Iranian archer of the Persian Wars
On the battlefield, the archers were formed up in the centre of the army, many ranks deep, protected by a barricade of shields and spears along their front, such that any enemy formation approaching would face a relentless rain of tens of thousands of high-velocity arrows.
At a glance
Clothing and Jewellery
- Tunic and trousers: loose-fitting and often with elaborate woven and applied decoration
- Phrygian cap: distinctive headgear worn by many eastern peoples in antiquity
- Combined quiver and bow-case
- Composite bow: formed of wood, bone, and animal sinew, combing elasticity and strength
- Sword: secondary weapon for use if caught by enemy in close-quarters action
- Shield wall: front-rank men used large wicker shields and hedge of projecting spear-points to protect ranks of archers behind
The Persian Empire was an amalgam of diverse states, tribes, and peoples.

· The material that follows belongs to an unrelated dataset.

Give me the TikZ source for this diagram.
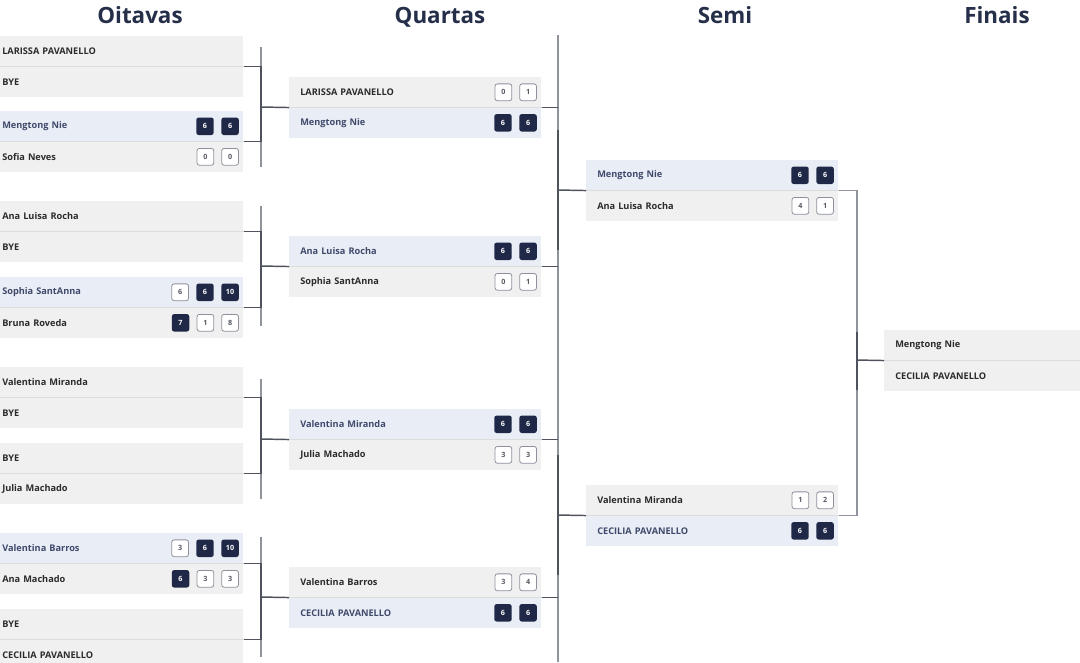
\documentclass[tikz,border=0pt]{standalone}
\usepackage{fontspec}
\setmainfont{Open Sans}
\usetikzlibrary{positioning}

\definecolor{rowgray}{HTML}{F0F0F0}
\definecolor{rowblue}{HTML}{E9EDF6}
\definecolor{sepline}{HTML}{DCDCDC}
\definecolor{navy}{HTML}{1F2847}
\definecolor{boxline}{HTML}{8C919B}
\definecolor{railgray}{HTML}{8E939C}
\definecolor{linkgray}{HTML}{4E535D}
\definecolor{nametxt}{HTML}{2B2B2B}
\definecolor{hitxt}{HTML}{3F4A6B}
\definecolor{titletxt}{HTML}{252F4A}
\definecolor{scoretxt}{HTML}{555A63}

\begin{document}
\begin{tikzpicture}[x=0.75pt,y=0.75pt,yscale=-1,xscale=1,
  title/.style={anchor=base,text=titletxt,font=\bfseries\fontsize{16.8}{20}\selectfont},
  row/.style={anchor=north west,fill=rowgray,minimum height=22.5pt,text width=172.5pt,inner xsep=8.25pt,inner ysep=0pt,align=left,text=nametxt,font=\bfseries\fontsize{6.9}{8}\selectfont},
  hirow/.style={row,fill=rowblue,text=hitxt},
  win/.style={rounded corners=1.8pt,fill=navy,text=white,minimum size=13.1pt,inner sep=0pt,font=\bfseries\fontsize{5.4}{6}\selectfont},
  lose/.style={win,draw=boxline,line width=0.6pt,fill=white,text=scoretxt,minimum size=12.6pt},
  sep/.style={draw=sepline,line width=0.5pt},
  rail/.style={draw=railgray,line width=1pt},
  link/.style={draw=linkgray,line width=1.1pt}]
\useasboundingbox (0,0) rectangle (1080,662);
\clip (0,0) rectangle (1080,662);

% Titles
\node [title] (tOit) at (140,23) {Oitavas};
\node [title] (tQua) at (440,23) {Quartas};
\node [title] (tSem) at (725,23) {Semi};
\node [title] (tFin) at (997,23) {Finais};

% Oitavas
\node [row] (oit1a) at (-9,36) {LARISSA PAVANELLO};
\node [row] (oit1b) at (oit1a.south west) {BYE};
\node [hirow] (oit2a) at (-9,111) {Mengtong Nie};
\node [row] (oit2b) at (oit2a.south west) {Sofia Neves};
\node [win] (oit2a2) at ([xshift=-10.1pt]oit2a.east) {6};
\node [win,left=5.3pt of oit2a2] (oit2a1) {6};
\node [lose] (oit2b2) at ([xshift=-10.1pt]oit2b.east) {0};
\node [lose,left=5.3pt of oit2b2] (oit2b1) {0};
\node [row] (oit3a) at (-9,201) {Ana Luisa Rocha};
\node [row] (oit3b) at (oit3a.south west) {BYE};
\node [hirow] (oit4a) at (-9,277) {Sophia SantAnna};
\node [row] (oit4b) at (oit4a.south west) {Bruna Roveda};
\node [win] (oit4a3) at ([xshift=-10.1pt]oit4a.east) {10};
\node [win,left=5.3pt of oit4a3] (oit4a2) {6};
\node [lose,left=5.3pt of oit4a2] (oit4a1) {6};
\node [lose] (oit4b3) at ([xshift=-10.1pt]oit4b.east) {8};
\node [lose,left=5.3pt of oit4b3] (oit4b2) {1};
\node [win,left=5.3pt of oit4b2] (oit4b1) {7};
\node [row] (oit5a) at (-9,367) {Valentina Miranda};
\node [row] (oit5b) at (oit5a.south west) {BYE};
\node [row] (oit6a) at (-9,443) {BYE};
\node [row] (oit6b) at (oit6a.south west) {Julia Machado};
\node [hirow] (oit7a) at (-9,533) {Valentina Barros};
\node [row] (oit7b) at (oit7a.south west) {Ana Machado};
\node [win] (oit7a3) at ([xshift=-10.1pt]oit7a.east) {10};
\node [win,left=5.3pt of oit7a3] (oit7a2) {6};
\node [lose,left=5.3pt of oit7a2] (oit7a1) {3};
\node [lose] (oit7b3) at ([xshift=-10.1pt]oit7b.east) {3};
\node [lose,left=5.3pt of oit7b3] (oit7b2) {3};
\node [win,left=5.3pt of oit7b2] (oit7b1) {6};
\node [row] (oit8a) at (-9,609) {BYE};
\node [row] (oit8b) at (oit8a.south west) {CECILIA PAVANELLO};

% Quartas
\node [row] (qua1a) at (289,77) {LARISSA PAVANELLO};
\node [hirow] (qua1b) at (qua1a.south west) {Mengtong Nie};
\node [lose] (qua1a2) at ([xshift=-10.1pt]qua1a.east) {1};
\node [lose,left=5.3pt of qua1a2] (qua1a1) {0};
\node [win] (qua1b2) at ([xshift=-10.1pt]qua1b.east) {6};
\node [win,left=5.3pt of qua1b2] (qua1b1) {6};
\node [hirow] (qua2a) at (289,236) {Ana Luisa Rocha};
\node [row] (qua2b) at (qua2a.south west) {Sophia SantAnna};
\node [win] (qua2a2) at ([xshift=-10.1pt]qua2a.east) {6};
\node [win,left=5.3pt of qua2a2] (qua2a1) {6};
\node [lose] (qua2b2) at ([xshift=-10.1pt]qua2b.east) {1};
\node [lose,left=5.3pt of qua2b2] (qua2b1) {0};
\node [hirow] (qua3a) at (289,409) {Valentina Miranda};
\node [row] (qua3b) at (qua3a.south west) {Julia Machado};
\node [win] (qua3a2) at ([xshift=-10.1pt]qua3a.east) {6};
\node [win,left=5.3pt of qua3a2] (qua3a1) {6};
\node [lose] (qua3b2) at ([xshift=-10.1pt]qua3b.east) {3};
\node [lose,left=5.3pt of qua3b2] (qua3b1) {3};
\node [row] (qua4a) at (289,567) {Valentina Barros};
\node [hirow] (qua4b) at (qua4a.south west) {CECILIA PAVANELLO};
\node [lose] (qua4a2) at ([xshift=-10.1pt]qua4a.east) {4};
\node [lose,left=5.3pt of qua4a2] (qua4a1) {3};
\node [win] (qua4b2) at ([xshift=-10.1pt]qua4b.east) {6};
\node [win,left=5.3pt of qua4b2] (qua4b1) {6};

% Semi
\node [hirow] (sem1a) at (586,160) {Mengtong Nie};
\node [row] (sem1b) at (sem1a.south west) {Ana Luisa Rocha};
\node [win] (sem1a2) at ([xshift=-10.1pt]sem1a.east) {6};
\node [win,left=5.3pt of sem1a2] (sem1a1) {6};
\node [lose] (sem1b2) at ([xshift=-10.1pt]sem1b.east) {1};
\node [lose,left=5.3pt of sem1b2] (sem1b1) {4};
\node [row] (sem2a) at (586,485) {Valentina Miranda};
\node [hirow] (sem2b) at (sem2a.south west) {CECILIA PAVANELLO};
\node [lose] (sem2a2) at ([xshift=-10.1pt]sem2a.east) {2};
\node [lose,left=5.3pt of sem2a2] (sem2a1) {1};
\node [win] (sem2b2) at ([xshift=-10.1pt]sem2b.east) {6};
\node [win,left=5.3pt of sem2b2] (sem2b1) {6};

% Finais
\node [row] (fin1a) at (884,330) {Mengtong Nie};
\node [row] (fin1b) at (fin1a.south west) {CECILIA PAVANELLO};

% row dividers
\foreach \m in {oit1a,oit2a,oit3a,oit4a,oit5a,oit6a,oit7a,oit8a,qua1a,qua2a,qua3a,qua4a,sem1a,sem2a,fin1a}
  \draw [sep] (\m.south west) -- (\m.south east);

% Oitavas -> Quartas
\coordinate (k1) at (261,107);
\coordinate (k2) at (261,266);
\coordinate (k3) at (261,439);
\coordinate (k4) at (261,597);
\foreach \k in {k1,k2,k3,k4}
  \draw [rail] ([yshift=45pt]\k) -- ([yshift=-45pt]\k);
\draw [link] (oit1a.south east) -| (k1) |- (oit2a.south east);
\draw [link] (oit3a.south east) -| (k2) |- (oit4a.south east);
\draw [link] (oit5a.south east) -| (k3) |- (oit6a.south east);
\draw [link] (oit7a.south east) -| (k4) |- (oit8a.south east);
\draw [link] (k1) -- (qua1a.south west);
\draw [link] (k2) -- (qua2a.south west);
\draw [link] (k3) -- (qua3a.south west);
\draw [link] (k4) -- (qua4a.south west);

% Quartas -> Semi
\coordinate (m1) at (558,190);
\coordinate (m2) at (558,515);
\coordinate (mTop) at (558,35);
\coordinate (mBot) at (558,662);
\draw [rail] (mTop) -- (mBot);
\draw [link] ([yshift=45pt]m1) -- ([yshift=-45pt]m1);
\draw [link] ([yshift=45pt]m2) -- ([yshift=-45pt]m2);
\draw [link] (qua1a.south east) -- (qua1a.south east -| m1);
\draw [link] (qua2a.south east) -- (qua2a.south east -| m1);
\draw [link] (qua3a.south east) -- (qua3a.south east -| m2);
\draw [link] (qua4a.south east) -- (qua4a.south east -| m2);
\draw [link] (m1) -- (sem1a.south west);
\draw [link] (m2) -- (sem2a.south west);

% Semi -> Finais
\coordinate (f1) at (857,360);
\draw [rail] (sem1a.south east) -| (f1) |- (sem2a.south east);
\draw [link] ([yshift=22.5pt]f1) -- ([yshift=-21pt]f1);
\draw [link] (f1) -- (fin1a.south west);
\end{tikzpicture}
\end{document}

The power of the Great King was based on tribute payments and military conscription. Persian armies, therefore, were polyglot affairs, each segment of the Empire sending its quota of men, dressed, equipped, and trained in the local fashion. The great majority were light-armed skirmishers – foot archers, javelin-men, or cavalry.

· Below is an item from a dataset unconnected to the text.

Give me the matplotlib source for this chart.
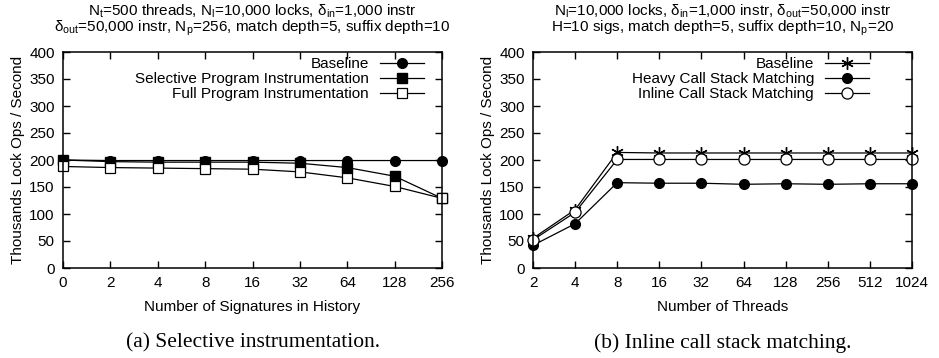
import numpy as np
import matplotlib
matplotlib.use("Agg")
import matplotlib.pyplot as plt

plt.rcParams['font.family'] = ['Liberation Sans', 'DejaVu Sans']
plt.rcParams['mathtext.fontset'] = 'custom'
plt.rcParams['mathtext.rm'] = 'Liberation Sans'
plt.rcParams['mathtext.it'] = 'Liberation Sans:italic'

# (a) selective instrumentation
sig_labels = ['0', '2', '4', '8', '16', '32', '64', '128', '256']
base_a = [200, 199, 199, 199, 199, 199, 199, 199, 199]
selective = [200, 197, 196, 196, 196, 194, 186, 170, 129]
full = [188, 186, 185, 184, 183, 178, 167, 151, 129]

# (b) inline call stack matching
thread_labels = ['2', '4', '8', '16', '32', '64', '128', '256', '512', '1024']
base_b = [55, 108, 214, 213, 213, 213, 213, 213, 213, 213]
heavy = [42, 82, 158, 157, 157, 155, 156, 155, 156, 156]
inline = [52, 103, 201, 201, 201, 201, 201, 201, 201, 201]

fig = plt.figure(figsize=(9.39, 3.58), dpi=100)
W, H = 939., 358.
ax1 = fig.add_axes([63/W, (H-268)/H, (442-63)/W, (268-52)/H])
ax2 = fig.add_axes([533/W, (H-268)/H, (912-533)/W, (268-52)/H])

fs = 11

def style(ax, labels, xlabel):
    n = len(labels)
    ax.set_xlim(0, n-1)
    ax.set_ylim(0, 400)
    ax.set_xticks(range(n))
    ax.set_xticklabels(labels)
    ax.set_yticks(range(0, 401, 50))
    ax.tick_params(direction='in', top=True, right=True, length=5, width=1,
                   labelsize=fs, pad=6)
    for s in ax.spines.values():
        s.set_linewidth(1.1)
    ax.set_ylabel('Thousands Lock Ops / Second', fontsize=fs, labelpad=3)
    ax.set_xlabel(xlabel, fontsize=fs, labelpad=7)

kw = dict(color='black', lw=0.9, clip_on=False)
x = range(len(sig_labels))
ax1.plot(x, base_a, marker='o', ms=7, label='Baseline', **kw)
ax1.plot(x, selective, marker='s', ms=7.5, label='Selective Program Instrumentation', **kw)
ax1.plot(x, full, marker='s', ms=7, mfc='white', mew=0.9, label='Full Program Instrumentation', **kw)
style(ax1, sig_labels, 'Number of Signatures in History')

x = range(len(thread_labels))
ax2.plot(x, base_b, marker=(6, 2, 0), ms=9, mew=1.0, label='Baseline', **kw)
ax2.plot(x, heavy, marker='o', ms=7, label='Heavy Call Stack Matching', **kw)
ax2.plot(x, inline, marker='o', ms=8, mfc='white', mew=0.9, label='Inline Call Stack Matching', **kw)
style(ax2, thread_labels, 'Number of Threads')

for ax, right in ((ax1, 424), (ax2, 869)):
    ax.legend(loc='upper right', bbox_to_anchor=(right/W, (H-57)/H), bbox_transform=fig.transFigure,
              frameon=False, markerfirst=False, fontsize=fs, handlelength=2.9,
              handletextpad=0.7, labelspacing=0.07, borderpad=0, borderaxespad=0)

cx1 = (63+442)/2/W
cx2 = (533+912)/2/W
tkw = dict(ha='center', va='baseline', fontsize=fs)
fig.text(cx1, (H-16)/H, 'N$_\\mathrm{t}$=500 threads, N$_\\mathrm{l}$=10,000 locks, δ$_\\mathrm{in}$=1,000 instr', **tkw)
fig.text(cx1, (H-32)/H, 'δ$_\\mathrm{out}$=50,000 instr, N$_\\mathrm{p}$=256, match depth=5, suffix depth=10', **tkw)
fig.text(cx2, (H-16)/H, 'N$_\\mathrm{l}$=10,000 locks, δ$_\\mathrm{in}$=1,000 instr, δ$_\\mathrm{out}$=50,000 instr', **tkw)
fig.text(cx2, (H-32)/H, 'H=10 sigs, match depth=5, suffix depth=10, N$_\\mathrm{p}$=20', **tkw)

fig.text(cx1, (H-343)/H, '(a) Selective instrumentation.', ha='center', va='center',
         fontsize=15.5, family='Liberation Serif')
fig.text(cx2, (H-343)/H, '(b) Inline call stack matching.', ha='center', va='center',
         fontsize=15.5, family='Liberation Serif')

fig.savefig('out.png', dpi=100)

Because of this, while the Greeks relied on shock action, the Persians did the opposite, adopting tactics designed to take full advantage of superior firepower and mobility. Massed archery was used to break up the enemy formation, while massed cavalry manoeuvred to attack the flanks and attempt encirclement.
The Iranian plateau, the Persian heartland, was a region of peasant-farmers skilled in the use of the composite bow. This weapon, developed by Central Asian nomads in the mid 2nd millennium BC, had been used by Eastern archers for many centuries. The body of the bow was formed of horn and wood laminated together using animal resin. This was left to dry, allowing a bond to form, strong enough to withstand the immense pressures placed upon it when the bow was drawn. Sinews from animal tendons were then laminated to the outside face of the bow, imbuing it with explosive power.
Complex construction techniques and long drying-times meant that a bow might take up to 18 months to manufacture. Once complete, the unstrung bow would curve outwards. When strung, using a bowstring made from organic fibre or sinew, the ends of the bow were pulled inwards, such that tremendous power was already stored.
The result was a relatively short bow that had the power of a much longer wooden model. In modern tests, the composite bow has proved its accuracy and killing-power by piercing several layers of chain-mail at ranges up to 180m.